Starbucks gets a lot of credit for raising both the bar for coffee as well as the overall awareness of how good coffee can be. Despite the hype, I never really was much of a coffee fan for a lot of reasons. First, my mother was a regular tea drinker, drinking it at both breakfast and dinner. Second, "coffee" to her was Sanka instant - not what anyone would consider real coffee. Finally, I actually really liked the taste of tea. My favorite tea was the rich black, strong tea we had at Chinese restaurants. Although at home, my mother's recipe for tea was to dunk the Tetley or Lipton tea bag in a lukewarm cup of water a few times - until he water darkened a bit - and then pull the bag out. I think my rookie taste buds could tell that the Chinese restaurant experience was proof that tea could be something special, not just warm, brown water.
In college, the "adult" beverage was coffee and while it didn't taste very good (college for me was decades before the first Starbucks) it was good for keeping me alert for those late night cram sessions. My real tea epiphany was during Organic Chem lab when we had the assignment to extract caffeine from tea leaves. Our chem professor, a real renaissance man, not only taught us the science of tea and caffeine, he also explained how to brew a really good cup of tea. He even recommended a great tea shop in Greenwich Village - McNulty's on Christopher Street - where a young epicure could buy quality loose tea, thereby avoiding pedestrian tea-bag tea. That was 40 years ago and I have been a tea snob ever since.
Unfortunately, while Starbucks has made it unacceptable for any shop - from 7-11 to a local bagel shop to the finest bistro in your town - to serve a mediocre cup of coffee, today, when you order tea, even in a classy, gourmet establishment, you will more likely get tea like my mother used to make. That's warm water with a blah tea bag lolling about pretending to be a tasty beverage!
And our lack of appreciation for good tea is even the object of international scorn - I recall a TV interview of one of the British Prime Ministers where he dismissed our entire country as being clueless on how to serve a decent cup of tea! That more than ticked me off because I know how to brew a great cup of tea and if he had come to my house, he would have been convinced.
If you want to experience a great cup of black tea, here is what I recommend:
First - start with good quality "loose" black tea leaves (green and white teas brew differently). In the NY / NJ area, the best place to buy small amounts (e.g., 4 oz bags) is still McNulty's on Christopher Street in Greenwich Village.
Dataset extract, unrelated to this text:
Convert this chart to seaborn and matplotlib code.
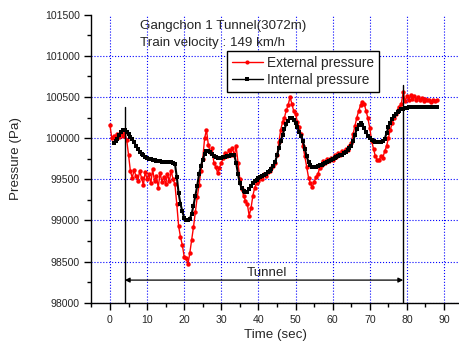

It's been selling tea and coffee to New Yorkers since the 19th century and they have both a huge selection and sharp sales people. Also, lots of local shopping malls have a new tea franchise called Teavana - these are shops that specialize in loose, quality black, green and white teas. Worth a visit.
Second - use bottled or filtered water. Since tea is mostly water, you want to get rid of any chlorine or chemical tastes. It's not a small factor - don't scrimp!
Third - use a clean, well-rinsed (no soap residue) tea pot and pre-heat the pot with tap water.
Fourth - scoop a tablespoon of loose black tea into a decent-sized tea infuser (available at most gourmet shops, Tevana and McNulty's).
Fifth - dump out the warming tap water from your tea pot, insert the infuser and quickly pour the boiling water directly on the tea leaves - this helps release the tea's flavors.
Sixth - look at the clock - you want to brew for a minimum of 3 minutes to a maximum of 6 minutes. I like to stir the water a bit to increase contact between the water and the tea leaves. When you have reached your personal brew time, pull the infuser out of the water, noting the time - you may want to adjust your brew time in the future if the tea is too strong or too weak for your taste.
Seventh - enjoy your tea! Most experts like to use a mug instead of a tea cup. I have a couple of favorites and agree with the experts on this point. You can add sugar, lemon or milk (but not cream) to taste.
Some recent research shows that if your tea is too hot, you will lose some of the nuances of flavor so I have read that you can improve the flavor by letting the tea sit in the mug for a couple of minutes. I can drink and eat things way too hot for my wife and other normal people so I'll just say, try it.
If loose tea is not your - ahem, cup of tea (sorry) - and prefer the convenience of tea bags, try using a higher quality tea instead of the grocery store staples like Tetley and Lipton. I think Twinings is a good, easy to find "better" brand (I like their Irish Breakfast - a blend of Assam and Keemun black teas) and Taylor's of Harrogate (I like their Scottish tea) offers good, robust flavor without any of the loose tea hassle.
Once you learn what good tea taste like, you will never be satisfied with the warm brown water most restaurants serve.